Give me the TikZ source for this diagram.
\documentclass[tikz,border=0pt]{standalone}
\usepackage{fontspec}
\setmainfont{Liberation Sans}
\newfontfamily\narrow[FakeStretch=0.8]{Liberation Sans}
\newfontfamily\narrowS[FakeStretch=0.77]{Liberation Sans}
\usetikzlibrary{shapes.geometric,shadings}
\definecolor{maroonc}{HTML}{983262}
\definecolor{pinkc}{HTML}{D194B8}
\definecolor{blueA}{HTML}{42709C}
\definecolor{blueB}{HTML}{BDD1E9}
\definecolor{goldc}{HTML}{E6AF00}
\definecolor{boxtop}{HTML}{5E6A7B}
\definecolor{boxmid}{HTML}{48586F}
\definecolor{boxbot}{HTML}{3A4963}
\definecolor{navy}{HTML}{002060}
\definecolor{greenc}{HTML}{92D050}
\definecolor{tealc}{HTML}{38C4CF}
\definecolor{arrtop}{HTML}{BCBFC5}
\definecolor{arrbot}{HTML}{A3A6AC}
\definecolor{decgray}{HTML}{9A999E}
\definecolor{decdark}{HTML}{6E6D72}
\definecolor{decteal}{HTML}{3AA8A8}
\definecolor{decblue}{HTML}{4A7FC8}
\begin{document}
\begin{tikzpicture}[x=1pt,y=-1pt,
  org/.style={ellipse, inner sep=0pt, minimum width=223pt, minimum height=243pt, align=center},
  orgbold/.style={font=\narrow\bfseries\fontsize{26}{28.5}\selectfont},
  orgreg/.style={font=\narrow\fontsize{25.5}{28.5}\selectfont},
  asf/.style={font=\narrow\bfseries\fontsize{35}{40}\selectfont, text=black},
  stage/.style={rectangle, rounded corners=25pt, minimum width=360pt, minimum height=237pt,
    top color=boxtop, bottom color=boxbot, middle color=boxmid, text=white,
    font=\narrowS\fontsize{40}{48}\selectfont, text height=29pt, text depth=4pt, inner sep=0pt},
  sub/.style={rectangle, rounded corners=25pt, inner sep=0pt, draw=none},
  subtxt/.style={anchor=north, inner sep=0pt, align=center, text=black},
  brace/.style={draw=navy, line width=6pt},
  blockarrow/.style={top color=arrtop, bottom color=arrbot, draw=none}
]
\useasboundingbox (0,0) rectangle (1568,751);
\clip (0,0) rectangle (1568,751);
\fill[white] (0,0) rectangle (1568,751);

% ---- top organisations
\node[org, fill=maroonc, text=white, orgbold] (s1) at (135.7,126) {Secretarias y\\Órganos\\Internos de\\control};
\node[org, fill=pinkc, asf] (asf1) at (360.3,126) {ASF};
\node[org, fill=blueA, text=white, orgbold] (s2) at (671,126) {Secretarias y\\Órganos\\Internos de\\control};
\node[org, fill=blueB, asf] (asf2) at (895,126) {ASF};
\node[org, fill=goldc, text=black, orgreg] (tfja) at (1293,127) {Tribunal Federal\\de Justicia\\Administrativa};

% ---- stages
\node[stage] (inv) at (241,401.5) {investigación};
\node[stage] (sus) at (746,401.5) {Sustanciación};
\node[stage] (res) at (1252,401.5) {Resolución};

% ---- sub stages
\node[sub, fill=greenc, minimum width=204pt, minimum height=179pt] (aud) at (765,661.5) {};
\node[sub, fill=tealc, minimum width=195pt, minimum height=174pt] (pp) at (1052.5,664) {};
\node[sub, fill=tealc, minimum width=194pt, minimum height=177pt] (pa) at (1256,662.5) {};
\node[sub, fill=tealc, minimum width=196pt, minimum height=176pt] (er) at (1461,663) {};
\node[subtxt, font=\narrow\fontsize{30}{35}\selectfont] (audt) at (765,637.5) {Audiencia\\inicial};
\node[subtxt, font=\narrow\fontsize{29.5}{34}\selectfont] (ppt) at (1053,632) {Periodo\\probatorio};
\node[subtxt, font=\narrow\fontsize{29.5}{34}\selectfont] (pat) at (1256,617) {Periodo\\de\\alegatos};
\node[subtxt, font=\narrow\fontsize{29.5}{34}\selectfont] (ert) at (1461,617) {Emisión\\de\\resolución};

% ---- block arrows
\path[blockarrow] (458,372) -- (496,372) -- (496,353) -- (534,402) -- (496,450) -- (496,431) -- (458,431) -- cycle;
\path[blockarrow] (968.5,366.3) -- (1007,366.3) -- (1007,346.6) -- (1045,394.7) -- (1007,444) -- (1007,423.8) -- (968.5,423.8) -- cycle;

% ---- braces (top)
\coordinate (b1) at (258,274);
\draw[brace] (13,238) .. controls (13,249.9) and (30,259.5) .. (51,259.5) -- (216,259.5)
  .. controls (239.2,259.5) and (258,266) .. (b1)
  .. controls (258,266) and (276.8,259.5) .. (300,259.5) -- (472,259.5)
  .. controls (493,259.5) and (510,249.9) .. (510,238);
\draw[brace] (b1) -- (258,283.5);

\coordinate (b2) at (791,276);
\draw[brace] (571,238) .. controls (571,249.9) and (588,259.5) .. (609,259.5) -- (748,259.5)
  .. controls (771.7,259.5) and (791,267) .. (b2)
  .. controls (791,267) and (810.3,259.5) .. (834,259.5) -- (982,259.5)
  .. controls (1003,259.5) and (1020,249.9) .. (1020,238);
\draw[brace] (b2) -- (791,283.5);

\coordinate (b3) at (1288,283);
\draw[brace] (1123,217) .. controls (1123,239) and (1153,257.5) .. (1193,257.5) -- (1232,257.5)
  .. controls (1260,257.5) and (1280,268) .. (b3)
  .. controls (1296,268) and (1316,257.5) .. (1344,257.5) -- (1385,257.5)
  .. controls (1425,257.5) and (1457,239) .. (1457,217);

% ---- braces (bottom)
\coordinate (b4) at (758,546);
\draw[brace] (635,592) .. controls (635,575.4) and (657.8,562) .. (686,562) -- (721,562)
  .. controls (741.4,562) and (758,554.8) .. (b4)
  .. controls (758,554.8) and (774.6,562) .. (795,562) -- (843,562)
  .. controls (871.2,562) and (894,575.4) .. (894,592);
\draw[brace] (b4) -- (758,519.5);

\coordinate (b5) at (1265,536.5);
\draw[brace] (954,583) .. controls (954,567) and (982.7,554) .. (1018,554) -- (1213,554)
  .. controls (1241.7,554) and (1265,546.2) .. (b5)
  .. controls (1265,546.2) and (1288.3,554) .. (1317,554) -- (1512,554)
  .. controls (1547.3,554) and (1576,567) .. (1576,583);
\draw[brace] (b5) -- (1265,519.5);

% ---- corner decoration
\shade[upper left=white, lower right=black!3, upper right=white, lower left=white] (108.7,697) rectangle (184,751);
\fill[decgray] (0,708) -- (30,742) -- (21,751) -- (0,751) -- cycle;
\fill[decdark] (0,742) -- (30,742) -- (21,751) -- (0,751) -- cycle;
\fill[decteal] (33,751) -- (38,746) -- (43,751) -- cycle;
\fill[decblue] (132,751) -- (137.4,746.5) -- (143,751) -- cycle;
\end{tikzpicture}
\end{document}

Exercise instructions: Set down every line of the listing above again, exactly as given.

Task response:
Give me the TikZ source for this diagram.
\documentclass[tikz,border=0pt]{standalone}
\usepackage{fontspec}
\setmainfont{Liberation Sans}
\newfontfamily\narrow[FakeStretch=0.8]{Liberation Sans}
\newfontfamily\narrowS[FakeStretch=0.77]{Liberation Sans}
\usetikzlibrary{shapes.geometric,shadings}
\definecolor{maroonc}{HTML}{983262}
\definecolor{pinkc}{HTML}{D194B8}
\definecolor{blueA}{HTML}{42709C}
\definecolor{blueB}{HTML}{BDD1E9}
\definecolor{goldc}{HTML}{E6AF00}
\definecolor{boxtop}{HTML}{5E6A7B}
\definecolor{boxmid}{HTML}{48586F}
\definecolor{boxbot}{HTML}{3A4963}
\definecolor{navy}{HTML}{002060}
\definecolor{greenc}{HTML}{92D050}
\definecolor{tealc}{HTML}{38C4CF}
\definecolor{arrtop}{HTML}{BCBFC5}
\definecolor{arrbot}{HTML}{A3A6AC}
\definecolor{decgray}{HTML}{9A999E}
\definecolor{decdark}{HTML}{6E6D72}
\definecolor{decteal}{HTML}{3AA8A8}
\definecolor{decblue}{HTML}{4A7FC8}
\begin{document}
\begin{tikzpicture}[x=1pt,y=-1pt,
  org/.style={ellipse, inner sep=0pt, minimum width=223pt, minimum height=243pt, align=center},
  orgbold/.style={font=\narrow\bfseries\fontsize{26}{28.5}\selectfont},
  orgreg/.style={font=\narrow\fontsize{25.5}{28.5}\selectfont},
  asf/.style={font=\narrow\bfseries\fontsize{35}{40}\selectfont, text=black},
  stage/.style={rectangle, rounded corners=25pt, minimum width=360pt, minimum height=237pt,
    top color=boxtop, bottom color=boxbot, middle color=boxmid, text=white,
    font=\narrowS\fontsize{40}{48}\selectfont, text height=29pt, text depth=4pt, inner sep=0pt},
  sub/.style={rectangle, rounded corners=25pt, inner sep=0pt, draw=none},
  subtxt/.style={anchor=north, inner sep=0pt, align=center, text=black},
  brace/.style={draw=navy, line width=6pt},
  blockarrow/.style={top color=arrtop, bottom color=arrbot, draw=none}
]
\useasboundingbox (0,0) rectangle (1568,751);
\clip (0,0) rectangle (1568,751);
\fill[white] (0,0) rectangle (1568,751);

% ---- top organisations
\node[org, fill=maroonc, text=white, orgbold] (s1) at (135.7,126) {Secretarias y\\Órganos\\Internos de\\control};
\node[org, fill=pinkc, asf] (asf1) at (360.3,126) {ASF};
\node[org, fill=blueA, text=white, orgbold] (s2) at (671,126) {Secretarias y\\Órganos\\Internos de\\control};
\node[org, fill=blueB, asf] (asf2) at (895,126) {ASF};
\node[org, fill=goldc, text=black, orgreg] (tfja) at (1293,127) {Tribunal Federal\\de Justicia\\Administrativa};

% ---- stages
\node[stage] (inv) at (241,401.5) {investigación};
\node[stage] (sus) at (746,401.5) {Sustanciación};
\node[stage] (res) at (1252,401.5) {Resolución};

% ---- sub stages
\node[sub, fill=greenc, minimum width=204pt, minimum height=179pt] (aud) at (765,661.5) {};
\node[sub, fill=tealc, minimum width=195pt, minimum height=174pt] (pp) at (1052.5,664) {};
\node[sub, fill=tealc, minimum width=194pt, minimum height=177pt] (pa) at (1256,662.5) {};
\node[sub, fill=tealc, minimum width=196pt, minimum height=176pt] (er) at (1461,663) {};
\node[subtxt, font=\narrow\fontsize{30}{35}\selectfont] (audt) at (765,637.5) {Audiencia\\inicial};
\node[subtxt, font=\narrow\fontsize{29.5}{34}\selectfont] (ppt) at (1053,632) {Periodo\\probatorio};
\node[subtxt, font=\narrow\fontsize{29.5}{34}\selectfont] (pat) at (1256,617) {Periodo\\de\\alegatos};
\node[subtxt, font=\narrow\fontsize{29.5}{34}\selectfont] (ert) at (1461,617) {Emisión\\de\\resolución};

% ---- block arrows
\path[blockarrow] (458,372) -- (496,372) -- (496,353) -- (534,402) -- (496,450) -- (496,431) -- (458,431) -- cycle;
\path[blockarrow] (968.5,366.3) -- (1007,366.3) -- (1007,346.6) -- (1045,394.7) -- (1007,444) -- (1007,423.8) -- (968.5,423.8) -- cycle;

% ---- braces (top)
\coordinate (b1) at (258,274);
\draw[brace] (13,238) .. controls (13,249.9) and (30,259.5) .. (51,259.5) -- (216,259.5)
  .. controls (239.2,259.5) and (258,266) .. (b1)
  .. controls (258,266) and (276.8,259.5) .. (300,259.5) -- (472,259.5)
  .. controls (493,259.5) and (510,249.9) .. (510,238);
\draw[brace] (b1) -- (258,283.5);

\coordinate (b2) at (791,276);
\draw[brace] (571,238) .. controls (571,249.9) and (588,259.5) .. (609,259.5) -- (748,259.5)
  .. controls (771.7,259.5) and (791,267) .. (b2)
  .. controls (791,267) and (810.3,259.5) .. (834,259.5) -- (982,259.5)
  .. controls (1003,259.5) and (1020,249.9) .. (1020,238);
\draw[brace] (b2) -- (791,283.5);

\coordinate (b3) at (1288,283);
\draw[brace] (1123,217) .. controls (1123,239) and (1153,257.5) .. (1193,257.5) -- (1232,257.5)
  .. controls (1260,257.5) and (1280,268) .. (b3)
  .. controls (1296,268) and (1316,257.5) .. (1344,257.5) -- (1385,257.5)
  .. controls (1425,257.5) and (1457,239) .. (1457,217);

% ---- braces (bottom)
\coordinate (b4) at (758,546);
\draw[brace] (635,592) .. controls (635,575.4) and (657.8,562) .. (686,562) -- (721,562)
  .. controls (741.4,562) and (758,554.8) .. (b4)
  .. controls (758,554.8) and (774.6,562) .. (795,562) -- (843,562)
  .. controls (871.2,562) and (894,575.4) .. (894,592);
\draw[brace] (b4) -- (758,519.5);

\coordinate (b5) at (1265,536.5);
\draw[brace] (954,583) .. controls (954,567) and (982.7,554) .. (1018,554) -- (1213,554)
  .. controls (1241.7,554) and (1265,546.2) .. (b5)
  .. controls (1265,546.2) and (1288.3,554) .. (1317,554) -- (1512,554)
  .. controls (1547.3,554) and (1576,567) .. (1576,583);
\draw[brace] (b5) -- (1265,519.5);

% ---- corner decoration
\shade[upper left=white, lower right=black!3, upper right=white, lower left=white] (108.7,697) rectangle (184,751);
\fill[decgray] (0,708) -- (30,742) -- (21,751) -- (0,751) -- cycle;
\fill[decdark] (0,742) -- (30,742) -- (21,751) -- (0,751) -- cycle;
\fill[decteal] (33,751) -- (38,746) -- (43,751) -- cycle;
\fill[decblue] (132,751) -- (137.4,746.5) -- (143,751) -- cycle;
\end{tikzpicture}
\end{document}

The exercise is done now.